--- Supplied data ---

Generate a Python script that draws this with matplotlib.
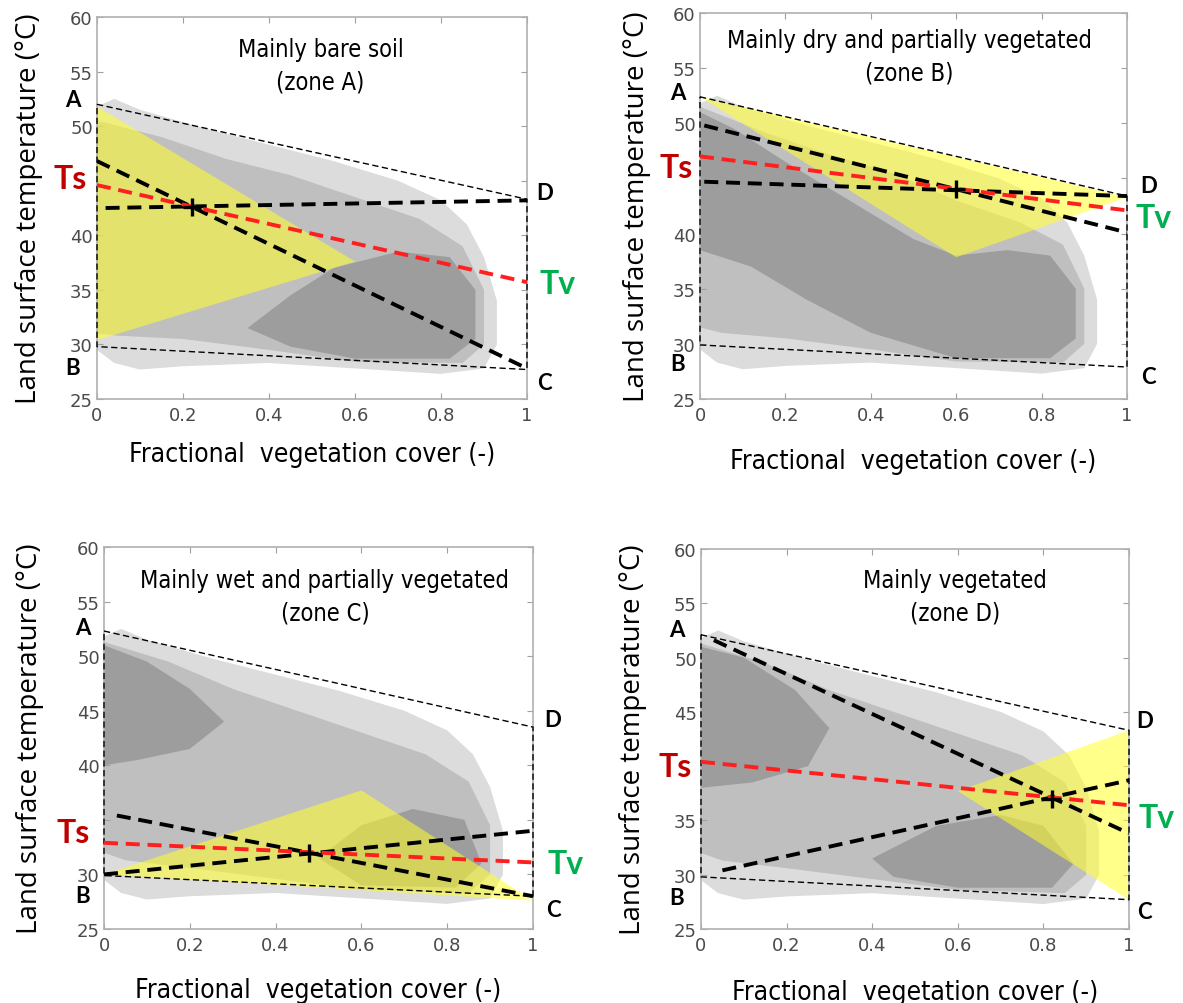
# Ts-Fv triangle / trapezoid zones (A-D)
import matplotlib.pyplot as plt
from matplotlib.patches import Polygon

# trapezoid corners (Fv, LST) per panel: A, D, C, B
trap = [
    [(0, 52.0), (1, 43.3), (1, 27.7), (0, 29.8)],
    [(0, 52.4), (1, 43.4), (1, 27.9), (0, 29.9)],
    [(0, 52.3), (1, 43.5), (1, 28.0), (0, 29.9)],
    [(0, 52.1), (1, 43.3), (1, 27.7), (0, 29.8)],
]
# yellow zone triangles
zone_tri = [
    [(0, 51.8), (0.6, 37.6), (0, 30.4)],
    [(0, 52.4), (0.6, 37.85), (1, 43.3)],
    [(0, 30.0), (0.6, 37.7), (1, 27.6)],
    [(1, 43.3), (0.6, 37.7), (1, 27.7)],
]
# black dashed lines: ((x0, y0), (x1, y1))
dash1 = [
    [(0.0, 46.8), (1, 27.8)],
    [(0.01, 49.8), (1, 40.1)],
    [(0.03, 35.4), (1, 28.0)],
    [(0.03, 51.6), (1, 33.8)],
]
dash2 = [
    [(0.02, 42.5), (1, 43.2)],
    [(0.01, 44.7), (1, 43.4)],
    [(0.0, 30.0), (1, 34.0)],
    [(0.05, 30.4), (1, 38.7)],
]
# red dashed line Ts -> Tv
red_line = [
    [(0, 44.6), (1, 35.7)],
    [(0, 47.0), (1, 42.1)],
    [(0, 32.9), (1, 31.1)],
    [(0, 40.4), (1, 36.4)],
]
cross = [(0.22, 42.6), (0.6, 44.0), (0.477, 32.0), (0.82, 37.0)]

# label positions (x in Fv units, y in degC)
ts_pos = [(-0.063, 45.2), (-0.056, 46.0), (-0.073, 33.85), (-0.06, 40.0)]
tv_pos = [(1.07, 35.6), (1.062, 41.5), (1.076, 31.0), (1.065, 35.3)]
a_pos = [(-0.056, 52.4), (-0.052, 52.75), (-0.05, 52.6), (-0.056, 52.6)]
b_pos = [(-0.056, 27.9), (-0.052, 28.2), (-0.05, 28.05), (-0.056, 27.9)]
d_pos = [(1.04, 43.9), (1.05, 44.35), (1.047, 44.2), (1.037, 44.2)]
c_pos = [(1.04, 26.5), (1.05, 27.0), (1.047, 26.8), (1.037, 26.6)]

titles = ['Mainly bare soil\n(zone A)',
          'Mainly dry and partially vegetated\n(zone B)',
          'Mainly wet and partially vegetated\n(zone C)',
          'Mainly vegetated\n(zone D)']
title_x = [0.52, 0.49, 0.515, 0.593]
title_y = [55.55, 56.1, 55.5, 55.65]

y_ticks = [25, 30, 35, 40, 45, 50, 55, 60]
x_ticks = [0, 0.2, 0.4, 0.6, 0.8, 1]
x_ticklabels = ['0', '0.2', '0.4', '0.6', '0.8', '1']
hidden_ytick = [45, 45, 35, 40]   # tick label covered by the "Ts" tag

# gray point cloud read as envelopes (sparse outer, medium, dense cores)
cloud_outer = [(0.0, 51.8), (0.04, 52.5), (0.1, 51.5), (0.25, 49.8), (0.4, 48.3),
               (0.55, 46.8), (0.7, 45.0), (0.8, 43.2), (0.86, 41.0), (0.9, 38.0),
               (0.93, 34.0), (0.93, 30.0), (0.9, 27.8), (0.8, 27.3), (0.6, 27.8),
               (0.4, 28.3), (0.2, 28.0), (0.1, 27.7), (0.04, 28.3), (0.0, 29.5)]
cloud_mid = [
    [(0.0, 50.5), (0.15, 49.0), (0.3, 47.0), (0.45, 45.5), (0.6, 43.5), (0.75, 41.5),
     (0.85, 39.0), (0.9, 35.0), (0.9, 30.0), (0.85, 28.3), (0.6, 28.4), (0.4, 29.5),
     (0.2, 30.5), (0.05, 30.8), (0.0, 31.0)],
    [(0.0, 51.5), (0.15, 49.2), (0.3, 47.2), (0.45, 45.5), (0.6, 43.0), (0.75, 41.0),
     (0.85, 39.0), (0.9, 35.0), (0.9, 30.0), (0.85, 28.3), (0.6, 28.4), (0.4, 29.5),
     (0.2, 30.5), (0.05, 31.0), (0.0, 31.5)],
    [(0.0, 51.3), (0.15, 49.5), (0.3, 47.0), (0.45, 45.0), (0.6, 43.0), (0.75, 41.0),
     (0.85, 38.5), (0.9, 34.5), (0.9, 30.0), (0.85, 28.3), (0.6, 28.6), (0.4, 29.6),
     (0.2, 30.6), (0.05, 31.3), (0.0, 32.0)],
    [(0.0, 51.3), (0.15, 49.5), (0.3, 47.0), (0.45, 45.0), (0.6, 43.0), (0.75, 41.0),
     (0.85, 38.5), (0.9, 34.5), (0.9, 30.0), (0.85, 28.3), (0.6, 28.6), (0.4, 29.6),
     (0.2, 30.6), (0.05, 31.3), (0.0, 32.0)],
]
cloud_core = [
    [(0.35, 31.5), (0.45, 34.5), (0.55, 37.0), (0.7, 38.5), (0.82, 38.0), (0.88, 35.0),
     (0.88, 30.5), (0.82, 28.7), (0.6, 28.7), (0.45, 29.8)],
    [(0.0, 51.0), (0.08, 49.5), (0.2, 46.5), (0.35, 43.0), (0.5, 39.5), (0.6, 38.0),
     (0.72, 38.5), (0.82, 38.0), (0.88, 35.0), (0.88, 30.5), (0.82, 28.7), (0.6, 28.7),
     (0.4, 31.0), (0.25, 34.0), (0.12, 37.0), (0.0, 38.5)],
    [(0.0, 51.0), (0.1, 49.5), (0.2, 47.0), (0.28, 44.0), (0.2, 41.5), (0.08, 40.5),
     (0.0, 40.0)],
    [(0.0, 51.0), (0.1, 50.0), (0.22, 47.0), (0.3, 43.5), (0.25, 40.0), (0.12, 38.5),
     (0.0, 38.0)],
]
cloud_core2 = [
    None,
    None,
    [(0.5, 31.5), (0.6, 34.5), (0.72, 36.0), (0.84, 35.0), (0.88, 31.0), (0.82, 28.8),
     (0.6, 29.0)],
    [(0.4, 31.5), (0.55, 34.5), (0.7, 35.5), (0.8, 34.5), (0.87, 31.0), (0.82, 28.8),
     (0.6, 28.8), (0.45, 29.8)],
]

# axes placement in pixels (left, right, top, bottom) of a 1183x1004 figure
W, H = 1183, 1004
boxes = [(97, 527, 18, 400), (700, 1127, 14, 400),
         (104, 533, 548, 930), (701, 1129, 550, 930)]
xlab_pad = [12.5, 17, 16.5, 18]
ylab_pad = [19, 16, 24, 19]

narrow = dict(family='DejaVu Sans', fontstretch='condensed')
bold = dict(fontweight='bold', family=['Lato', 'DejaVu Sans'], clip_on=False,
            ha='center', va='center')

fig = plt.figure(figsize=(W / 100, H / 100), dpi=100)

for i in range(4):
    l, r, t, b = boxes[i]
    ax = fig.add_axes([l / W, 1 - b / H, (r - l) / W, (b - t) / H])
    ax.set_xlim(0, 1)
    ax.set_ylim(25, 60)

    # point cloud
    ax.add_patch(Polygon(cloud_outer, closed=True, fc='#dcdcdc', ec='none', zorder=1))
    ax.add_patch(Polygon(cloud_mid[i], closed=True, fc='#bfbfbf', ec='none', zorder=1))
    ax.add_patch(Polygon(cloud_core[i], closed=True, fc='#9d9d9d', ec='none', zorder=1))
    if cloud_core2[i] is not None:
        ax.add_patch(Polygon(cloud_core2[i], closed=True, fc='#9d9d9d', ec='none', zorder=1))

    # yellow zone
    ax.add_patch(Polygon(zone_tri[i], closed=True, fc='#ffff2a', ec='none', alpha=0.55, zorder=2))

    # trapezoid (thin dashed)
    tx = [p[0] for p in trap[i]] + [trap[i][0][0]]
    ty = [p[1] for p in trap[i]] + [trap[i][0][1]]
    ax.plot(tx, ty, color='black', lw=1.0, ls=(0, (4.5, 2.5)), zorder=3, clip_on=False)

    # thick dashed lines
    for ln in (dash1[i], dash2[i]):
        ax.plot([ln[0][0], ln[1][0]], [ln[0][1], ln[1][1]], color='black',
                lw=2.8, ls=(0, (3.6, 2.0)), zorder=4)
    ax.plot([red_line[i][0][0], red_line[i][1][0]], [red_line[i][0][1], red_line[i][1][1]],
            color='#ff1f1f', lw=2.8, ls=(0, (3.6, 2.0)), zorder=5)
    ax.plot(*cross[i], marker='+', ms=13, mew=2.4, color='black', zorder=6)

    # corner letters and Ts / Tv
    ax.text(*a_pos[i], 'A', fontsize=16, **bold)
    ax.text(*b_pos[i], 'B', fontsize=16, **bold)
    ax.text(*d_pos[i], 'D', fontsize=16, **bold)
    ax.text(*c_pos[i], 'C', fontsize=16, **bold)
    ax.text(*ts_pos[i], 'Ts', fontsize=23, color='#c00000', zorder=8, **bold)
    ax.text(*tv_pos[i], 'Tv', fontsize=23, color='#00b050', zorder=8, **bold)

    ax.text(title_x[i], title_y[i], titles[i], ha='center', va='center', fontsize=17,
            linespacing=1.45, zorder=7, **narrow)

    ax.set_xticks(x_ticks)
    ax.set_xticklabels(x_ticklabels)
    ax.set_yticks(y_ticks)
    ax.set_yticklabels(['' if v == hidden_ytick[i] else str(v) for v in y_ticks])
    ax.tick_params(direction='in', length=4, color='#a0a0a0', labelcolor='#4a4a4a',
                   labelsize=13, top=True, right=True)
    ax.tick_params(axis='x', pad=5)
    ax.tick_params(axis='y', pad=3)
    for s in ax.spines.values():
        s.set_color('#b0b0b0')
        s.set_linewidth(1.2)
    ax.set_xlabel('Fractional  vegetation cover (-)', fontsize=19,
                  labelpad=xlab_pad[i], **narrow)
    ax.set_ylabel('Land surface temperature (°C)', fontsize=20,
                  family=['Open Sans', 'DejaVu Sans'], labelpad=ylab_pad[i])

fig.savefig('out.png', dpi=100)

...

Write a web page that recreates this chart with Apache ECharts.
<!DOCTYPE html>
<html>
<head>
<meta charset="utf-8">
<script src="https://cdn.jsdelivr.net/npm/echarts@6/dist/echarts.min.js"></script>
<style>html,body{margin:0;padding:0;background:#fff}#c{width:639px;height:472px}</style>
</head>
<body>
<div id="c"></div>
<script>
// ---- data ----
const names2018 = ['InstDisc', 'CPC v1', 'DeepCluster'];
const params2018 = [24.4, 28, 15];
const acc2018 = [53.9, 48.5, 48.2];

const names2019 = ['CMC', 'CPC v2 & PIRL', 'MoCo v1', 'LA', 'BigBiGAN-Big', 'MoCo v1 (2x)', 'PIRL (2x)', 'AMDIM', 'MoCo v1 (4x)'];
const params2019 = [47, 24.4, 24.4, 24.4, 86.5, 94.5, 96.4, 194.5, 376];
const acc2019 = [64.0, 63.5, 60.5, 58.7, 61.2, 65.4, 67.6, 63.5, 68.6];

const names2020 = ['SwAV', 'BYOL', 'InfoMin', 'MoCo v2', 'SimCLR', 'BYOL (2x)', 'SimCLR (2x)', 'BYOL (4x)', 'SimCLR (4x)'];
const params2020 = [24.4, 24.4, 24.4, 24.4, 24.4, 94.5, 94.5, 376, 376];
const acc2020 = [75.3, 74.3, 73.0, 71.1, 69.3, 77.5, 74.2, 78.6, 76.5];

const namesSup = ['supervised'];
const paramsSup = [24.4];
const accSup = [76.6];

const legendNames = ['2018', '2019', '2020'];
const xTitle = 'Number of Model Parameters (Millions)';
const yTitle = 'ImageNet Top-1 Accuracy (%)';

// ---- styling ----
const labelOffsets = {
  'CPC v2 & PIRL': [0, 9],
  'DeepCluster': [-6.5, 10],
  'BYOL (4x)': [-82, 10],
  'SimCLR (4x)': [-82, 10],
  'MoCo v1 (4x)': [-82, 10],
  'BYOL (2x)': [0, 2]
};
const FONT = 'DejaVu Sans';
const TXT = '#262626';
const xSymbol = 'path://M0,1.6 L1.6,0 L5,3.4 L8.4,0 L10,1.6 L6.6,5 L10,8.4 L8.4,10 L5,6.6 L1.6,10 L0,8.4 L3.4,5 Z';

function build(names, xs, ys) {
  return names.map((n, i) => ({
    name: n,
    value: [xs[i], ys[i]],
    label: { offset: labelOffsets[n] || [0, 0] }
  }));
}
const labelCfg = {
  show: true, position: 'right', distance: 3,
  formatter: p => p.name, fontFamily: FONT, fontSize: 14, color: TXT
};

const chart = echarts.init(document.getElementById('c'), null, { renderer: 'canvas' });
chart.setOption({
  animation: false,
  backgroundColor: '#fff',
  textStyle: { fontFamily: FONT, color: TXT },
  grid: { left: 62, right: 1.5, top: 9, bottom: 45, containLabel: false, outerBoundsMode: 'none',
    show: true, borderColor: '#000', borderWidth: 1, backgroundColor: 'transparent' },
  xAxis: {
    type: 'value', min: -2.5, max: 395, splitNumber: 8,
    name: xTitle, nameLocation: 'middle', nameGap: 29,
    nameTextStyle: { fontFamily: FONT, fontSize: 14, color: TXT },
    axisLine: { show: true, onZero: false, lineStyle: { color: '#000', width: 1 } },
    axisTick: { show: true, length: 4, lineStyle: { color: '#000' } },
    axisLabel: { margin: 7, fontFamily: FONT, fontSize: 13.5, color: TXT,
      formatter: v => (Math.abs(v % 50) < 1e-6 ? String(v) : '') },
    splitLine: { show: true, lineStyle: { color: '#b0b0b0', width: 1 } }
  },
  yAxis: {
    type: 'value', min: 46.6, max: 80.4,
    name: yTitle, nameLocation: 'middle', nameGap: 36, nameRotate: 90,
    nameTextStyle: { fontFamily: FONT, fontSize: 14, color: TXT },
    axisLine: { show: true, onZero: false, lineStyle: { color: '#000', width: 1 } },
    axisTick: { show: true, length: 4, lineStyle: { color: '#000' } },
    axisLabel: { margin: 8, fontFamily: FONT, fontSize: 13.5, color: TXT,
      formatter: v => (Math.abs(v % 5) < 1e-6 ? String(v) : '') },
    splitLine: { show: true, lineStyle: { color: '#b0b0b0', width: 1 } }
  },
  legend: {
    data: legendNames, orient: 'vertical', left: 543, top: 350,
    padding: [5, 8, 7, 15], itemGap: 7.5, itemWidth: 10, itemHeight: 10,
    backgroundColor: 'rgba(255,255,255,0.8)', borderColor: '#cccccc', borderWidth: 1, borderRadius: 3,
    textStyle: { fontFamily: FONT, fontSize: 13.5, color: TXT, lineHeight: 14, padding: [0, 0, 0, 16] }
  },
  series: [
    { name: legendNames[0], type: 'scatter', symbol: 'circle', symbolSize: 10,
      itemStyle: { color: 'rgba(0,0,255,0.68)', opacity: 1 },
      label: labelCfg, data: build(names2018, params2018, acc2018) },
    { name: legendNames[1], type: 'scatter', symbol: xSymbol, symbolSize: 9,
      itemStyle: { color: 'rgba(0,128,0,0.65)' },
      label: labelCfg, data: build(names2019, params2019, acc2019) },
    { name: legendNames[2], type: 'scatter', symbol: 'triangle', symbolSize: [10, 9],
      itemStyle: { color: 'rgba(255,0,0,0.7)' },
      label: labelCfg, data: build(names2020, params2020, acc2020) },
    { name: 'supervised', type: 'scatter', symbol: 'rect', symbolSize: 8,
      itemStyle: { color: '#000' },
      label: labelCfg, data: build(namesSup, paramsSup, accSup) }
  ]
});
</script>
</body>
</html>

...

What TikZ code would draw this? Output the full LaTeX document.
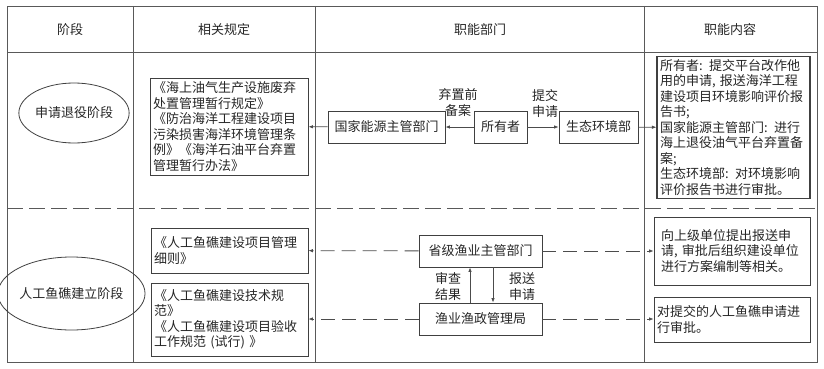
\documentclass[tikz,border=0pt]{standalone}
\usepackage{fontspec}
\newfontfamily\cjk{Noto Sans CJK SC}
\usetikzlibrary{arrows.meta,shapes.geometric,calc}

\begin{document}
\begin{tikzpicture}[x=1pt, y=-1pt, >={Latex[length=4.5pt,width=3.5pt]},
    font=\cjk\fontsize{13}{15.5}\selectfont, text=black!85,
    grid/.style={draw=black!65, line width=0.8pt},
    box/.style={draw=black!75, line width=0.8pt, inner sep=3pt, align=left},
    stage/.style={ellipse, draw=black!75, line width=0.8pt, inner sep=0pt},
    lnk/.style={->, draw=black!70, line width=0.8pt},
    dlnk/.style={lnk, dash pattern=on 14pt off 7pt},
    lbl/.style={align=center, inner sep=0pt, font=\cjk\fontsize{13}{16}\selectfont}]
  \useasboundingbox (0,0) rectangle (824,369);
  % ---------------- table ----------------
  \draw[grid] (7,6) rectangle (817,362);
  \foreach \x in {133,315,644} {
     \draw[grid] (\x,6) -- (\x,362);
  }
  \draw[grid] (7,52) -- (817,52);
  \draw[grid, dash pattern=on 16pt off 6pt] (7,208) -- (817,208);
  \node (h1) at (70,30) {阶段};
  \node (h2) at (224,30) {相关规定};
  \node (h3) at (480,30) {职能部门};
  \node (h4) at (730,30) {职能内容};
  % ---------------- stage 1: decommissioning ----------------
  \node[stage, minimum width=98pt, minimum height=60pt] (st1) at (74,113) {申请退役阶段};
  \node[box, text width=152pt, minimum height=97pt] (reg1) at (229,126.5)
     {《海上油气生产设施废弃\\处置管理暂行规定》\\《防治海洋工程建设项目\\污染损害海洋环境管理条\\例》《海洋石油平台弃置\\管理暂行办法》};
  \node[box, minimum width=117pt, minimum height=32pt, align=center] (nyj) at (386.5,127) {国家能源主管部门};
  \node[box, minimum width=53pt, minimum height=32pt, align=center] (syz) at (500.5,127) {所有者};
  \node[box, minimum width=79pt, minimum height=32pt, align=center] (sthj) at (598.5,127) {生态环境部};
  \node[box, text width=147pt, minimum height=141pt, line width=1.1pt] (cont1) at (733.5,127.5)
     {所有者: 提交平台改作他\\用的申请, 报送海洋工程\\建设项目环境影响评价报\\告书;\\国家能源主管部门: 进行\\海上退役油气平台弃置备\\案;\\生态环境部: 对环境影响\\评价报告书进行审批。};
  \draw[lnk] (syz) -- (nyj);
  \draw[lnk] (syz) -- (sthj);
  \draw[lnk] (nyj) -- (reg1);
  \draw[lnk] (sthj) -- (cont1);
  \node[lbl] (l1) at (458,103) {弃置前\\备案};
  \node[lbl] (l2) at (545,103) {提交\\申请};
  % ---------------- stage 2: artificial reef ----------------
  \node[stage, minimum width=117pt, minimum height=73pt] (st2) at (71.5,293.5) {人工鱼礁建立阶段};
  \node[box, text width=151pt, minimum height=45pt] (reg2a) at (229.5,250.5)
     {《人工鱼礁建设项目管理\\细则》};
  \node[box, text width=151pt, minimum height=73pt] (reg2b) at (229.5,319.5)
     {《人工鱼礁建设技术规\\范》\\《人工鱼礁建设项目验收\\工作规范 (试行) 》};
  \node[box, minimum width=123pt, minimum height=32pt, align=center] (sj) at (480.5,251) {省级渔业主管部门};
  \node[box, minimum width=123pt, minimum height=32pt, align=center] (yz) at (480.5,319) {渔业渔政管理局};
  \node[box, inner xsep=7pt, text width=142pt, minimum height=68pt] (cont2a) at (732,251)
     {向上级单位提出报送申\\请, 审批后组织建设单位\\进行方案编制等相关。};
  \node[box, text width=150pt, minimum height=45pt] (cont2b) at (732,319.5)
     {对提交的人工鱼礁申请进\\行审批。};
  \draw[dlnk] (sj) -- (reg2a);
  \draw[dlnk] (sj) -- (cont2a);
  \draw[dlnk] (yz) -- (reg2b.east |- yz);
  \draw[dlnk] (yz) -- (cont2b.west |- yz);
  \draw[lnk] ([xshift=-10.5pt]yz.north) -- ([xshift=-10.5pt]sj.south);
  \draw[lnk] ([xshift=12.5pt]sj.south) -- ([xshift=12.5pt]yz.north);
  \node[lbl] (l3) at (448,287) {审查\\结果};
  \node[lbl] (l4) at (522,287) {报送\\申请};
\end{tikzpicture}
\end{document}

--- What the exercise asks ---
Exactly the lines starting at the line containing "Generate a Python" and ending at the line containing "cross = [(0.22, 42.6), (0.6, 44.0), (0.477, 32.0), (0.82, 37.0)]" should be transcribed, both included; omit the pictures.

--- Answer to the problem ---
Generate a Python script that draws this with matplotlib.
# Ts-Fv triangle / trapezoid zones (A-D)
import matplotlib.pyplot as plt
from matplotlib.patches import Polygon

# trapezoid corners (Fv, LST) per panel: A, D, C, B
trap = [
    [(0, 52.0), (1, 43.3), (1, 27.7), (0, 29.8)],
    [(0, 52.4), (1, 43.4), (1, 27.9), (0, 29.9)],
    [(0, 52.3), (1, 43.5), (1, 28.0), (0, 29.9)],
    [(0, 52.1), (1, 43.3), (1, 27.7), (0, 29.8)],
]
# yellow zone triangles
zone_tri = [
    [(0, 51.8), (0.6, 37.6), (0, 30.4)],
    [(0, 52.4), (0.6, 37.85), (1, 43.3)],
    [(0, 30.0), (0.6, 37.7), (1, 27.6)],
    [(1, 43.3), (0.6, 37.7), (1, 27.7)],
]
# black dashed lines: ((x0, y0), (x1, y1))
dash1 = [
    [(0.0, 46.8), (1, 27.8)],
    [(0.01, 49.8), (1, 40.1)],
    [(0.03, 35.4), (1, 28.0)],
    [(0.03, 51.6), (1, 33.8)],
]
dash2 = [
    [(0.02, 42.5), (1, 43.2)],
    [(0.01, 44.7), (1, 43.4)],
    [(0.0, 30.0), (1, 34.0)],
    [(0.05, 30.4), (1, 38.7)],
]
# red dashed line Ts -> Tv
red_line = [
    [(0, 44.6), (1, 35.7)],
    [(0, 47.0), (1, 42.1)],
    [(0, 32.9), (1, 31.1)],
    [(0, 40.4), (1, 36.4)],
]
cross = [(0.22, 42.6), (0.6, 44.0), (0.477, 32.0), (0.82, 37.0)]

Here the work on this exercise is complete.